So I'm adding the bibliographic references to the part of my paper in which I attempt to explain how Edmund Wilson could get so many basic facts wrong in reviewing The Lord of the Rings when he claims to have just read the entire work aloud to his child.
That required getting out of the library a copy of the collection where he reprinted his infamous review, to check quotations and page numbers. Not too many local libraries still have this book.
But I also want his previous essay collection, the one where he's equally dismissive of mystery fiction and H.P. Lovecraft, because I cite those as further instances of Wilson being abruptly and willfully dismissive of literature not to his taste.

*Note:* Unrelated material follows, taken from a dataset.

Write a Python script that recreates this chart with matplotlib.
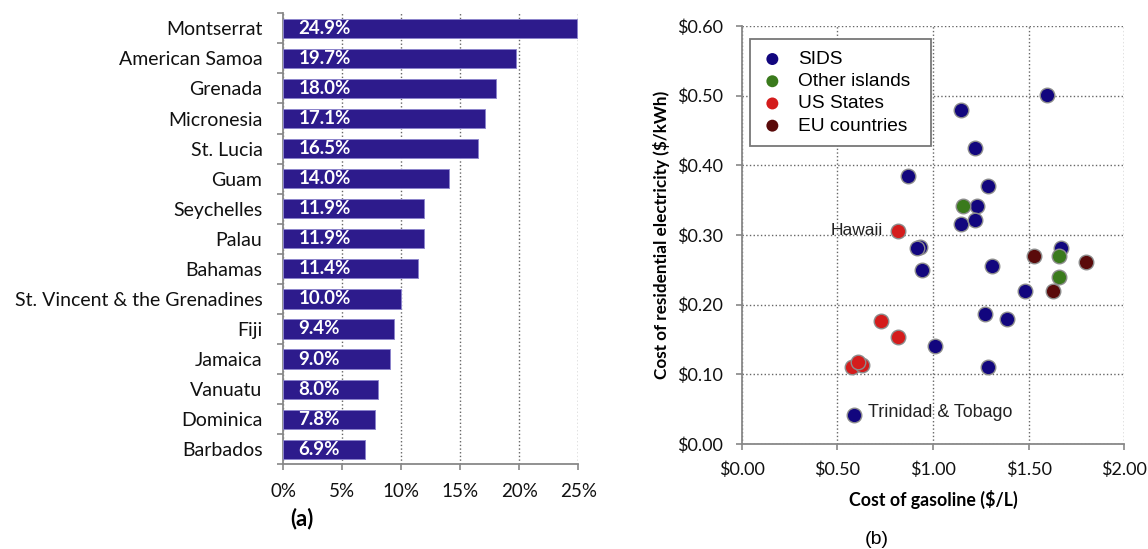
import matplotlib
matplotlib.use("Agg")
import matplotlib.pyplot as plt
from matplotlib.patches import Rectangle
from matplotlib.ticker import FuncFormatter, MultipleLocator

countries = ["Montserrat", "American Samoa", "Grenada", "Micronesia", "St. Lucia", "Guam",
             "Seychelles", "Palau", "Bahamas", "St. Vincent & the Grenadines", "Fiji",
             "Jamaica", "Vanuatu", "Dominica", "Barbados"]
shares = [24.9, 19.7, 18.0, 17.1, 16.5, 14.0, 11.9, 11.9, 11.4, 10.0, 9.4, 9.0, 8.0, 7.8, 6.9]

sids_x = [1.598, 1.146, 1.220, 0.871, 1.289, 1.232, 1.146, 1.220, 0.932, 0.918, 0.941, 1.310,
          1.669, 1.481, 1.272, 1.389, 1.009, 1.289, 0.589]
sids_y = [0.501, 0.480, 0.425, 0.384, 0.370, 0.341, 0.316, 0.321, 0.283, 0.281, 0.250, 0.256,
          0.281, 0.220, 0.186, 0.180, 0.141, 0.111, 0.041]
other_x = [1.155, 1.659, 1.659]
other_y = [0.341, 0.270, 0.240]
us_x = [0.819, 0.728, 0.819, 0.577, 0.627, 0.610]
us_y = [0.306, 0.177, 0.154, 0.111, 0.114, 0.118]
eu_x = [1.530, 1.798, 1.629]
eu_y = [0.270, 0.261, 0.220]

plt.rcParams['font.family'] = ['Lato', 'DejaVu Sans']

fig = plt.figure(figsize=(11.48, 5.49), dpi=100)

# ---- (a) bar chart
ax1 = fig.add_axes([0.2468, 0.1543, 0.2570, 0.8215])
ypos = list(range(len(countries)))
ax1.barh(ypos, shares, height=0.64, color="#2D1B8C", edgecolor="#8C84CC", linewidth=0.7, zorder=3)
for y, v in zip(ypos, shares):
    ax1.text(1.27, y, f"{v:.1f}%", color="white", fontweight="bold", fontsize=13.5,
             va="center", ha="left", zorder=4)
ax1.set_ylim(len(countries) - 0.5, -0.5)
ax1.set_xlim(0, 25)
ax1.set_yticks(ypos)
ax1.set_yticklabels(countries, fontsize=14, color="#111111")
ax1.set_yticks([i - 0.5 for i in range(len(countries) + 1)], minor=True)
ax1.tick_params(axis="y", which="major", length=0, pad=15)
ax1.tick_params(axis="y", which="minor", length=4.5, color="#888888", width=1.2)
ax1.xaxis.set_major_locator(MultipleLocator(5))
ax1.xaxis.set_major_formatter(FuncFormatter(lambda v, p: f"{v:.0f}%"))
ax1.tick_params(axis="x", labelsize=13.5, length=4.5, color="#888888", width=1.2, pad=9,
                labelcolor="#111111")
ax1.grid(axis="x", linestyle=":", color="#666666", linewidth=1.0, zorder=0)
for s in ["top", "right"]:
    ax1.spines[s].set_visible(False)
for s in ["left", "bottom"]:
    ax1.spines[s].set_color("#888888")
    ax1.spines[s].set_linewidth(1.3)
fig.text(301.7 / 1148, 1 - 518.3 / 549, "(a)", fontsize=16, fontweight="bold",
         ha="center", va="center")

# ---- (b) scatter
ax2 = fig.add_axes([0.6461, 0.1913, 0.3333, 0.7614])
kw = dict(s=110, edgecolors="#8C8C8C", linewidths=1.0, zorder=3)
ax2.scatter(sids_x, sids_y, color="#12067E", label="SIDS", **kw)
ax2.scatter(other_x, other_y, color="#3A7A1C", label="Other islands", **kw)
ax2.scatter(us_x, us_y, color="#D41C1C", label="US States", **kw)
ax2.scatter(eu_x, eu_y, color="#5A0A0A", label="EU countries", **kw)
ax2.set_xlim(0, 2.0)
ax2.set_ylim(0, 0.6)
ax2.xaxis.set_major_locator(MultipleLocator(0.5))
ax2.yaxis.set_major_locator(MultipleLocator(0.1))
ax2.xaxis.set_major_formatter(FuncFormatter(lambda v, p: f"${v:.2f}"))
ax2.yaxis.set_major_formatter(FuncFormatter(lambda v, p: f"${v:.2f}"))
ax2.tick_params(labelsize=13, length=4.5, color="#888888", width=1.2, labelcolor="#111111")
ax2.tick_params(axis="x", pad=8)
ax2.tick_params(axis="y", pad=9)
ax2.grid(True, linestyle=":", color="#666666", linewidth=1.0, zorder=0)
for s in ["top", "right"]:
    ax2.spines[s].set_visible(False)
for s in ["left", "bottom"]:
    ax2.spines[s].set_color("#888888")
    ax2.spines[s].set_linewidth(1.3)
ax2.set_xlabel("Cost of gasoline ($/L)", fontsize=12.8, fontweight="bold", labelpad=9)
ax2.set_ylabel("Cost of residential electricity ($/kWh)", fontsize=12.3, fontweight="bold",
               labelpad=5)
ax2.text(0.737, 0.306, "Hawaii", fontsize=12.5, ha="right", va="center", color="#222222",
         family=["Liberation Sans"])
ax2.text(0.659, 0.045, "Trinidad & Tobago", fontsize=12.9, ha="left", va="center",
         color="#222222", family=["Liberation Sans"])

# legend box
box_x0, box_x1, box_y0, box_y1 = 0.0217, 0.494, 0.713, 0.968
ax2.add_patch(Rectangle((box_x0, box_y0), box_x1 - box_x0, box_y1 - box_y0,
                        transform=ax2.transAxes, facecolor="white", edgecolor="#777777",
                        linewidth=1.3, zorder=5))
leg = ax2.legend(loc="upper left", bbox_to_anchor=(box_x0, box_y1), markerscale=0.82,
                 frameon=False, handlelength=1.15, handletextpad=0.78, labelspacing=0.25,
                 borderpad=0.59, borderaxespad=0,
                 prop={"family": "Liberation Sans", "size": 13.8})
leg.set_zorder(6)
for h in leg.legend_handles:
    h.set_edgecolor("none")
fig.text(876.7 / 1148, 1 - 540 / 549, "(b)", fontsize=14, ha="center", va="center",
         family=["Liberation Sans"])

fig.savefig("out.png", dpi=100)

That book is in even fewer libraries, and I'd never gotten a chance to look through it thoroughly before, so I do this time, and I find an article on John Steinbeck from 1940. It's an interesting piece, bringing out aspects of Steinbeck's work I'd never seen discussed elsewhere, even though anybody could have cited Wilson.
But even though it's mostly favorable, it's still sloppy. See the astonishment of Wilson saying that Lenny from Of Mice and Men "has murderous animal instincts." Murderous? Has Wilson read the book? Lenny isn't murderous; that means intentional. He's a gentle giant who doesn't know his own strength. That's the whole thing that makes it a tragedy; if you don't get that, you've missed the whole story.
Then there's this at the beginning of the piece. Wilson is briefly summarizing a series of Steinbeck's books, and he gets to: "In Dubious Battle was a strike novel, centering around Communist organizers and ..."
Wait a minute. "Centering around"? Did the reputedly finest American critic of the 20th century just write centering around?
Who elected this guy to a position of prestige? Could we recount the votes?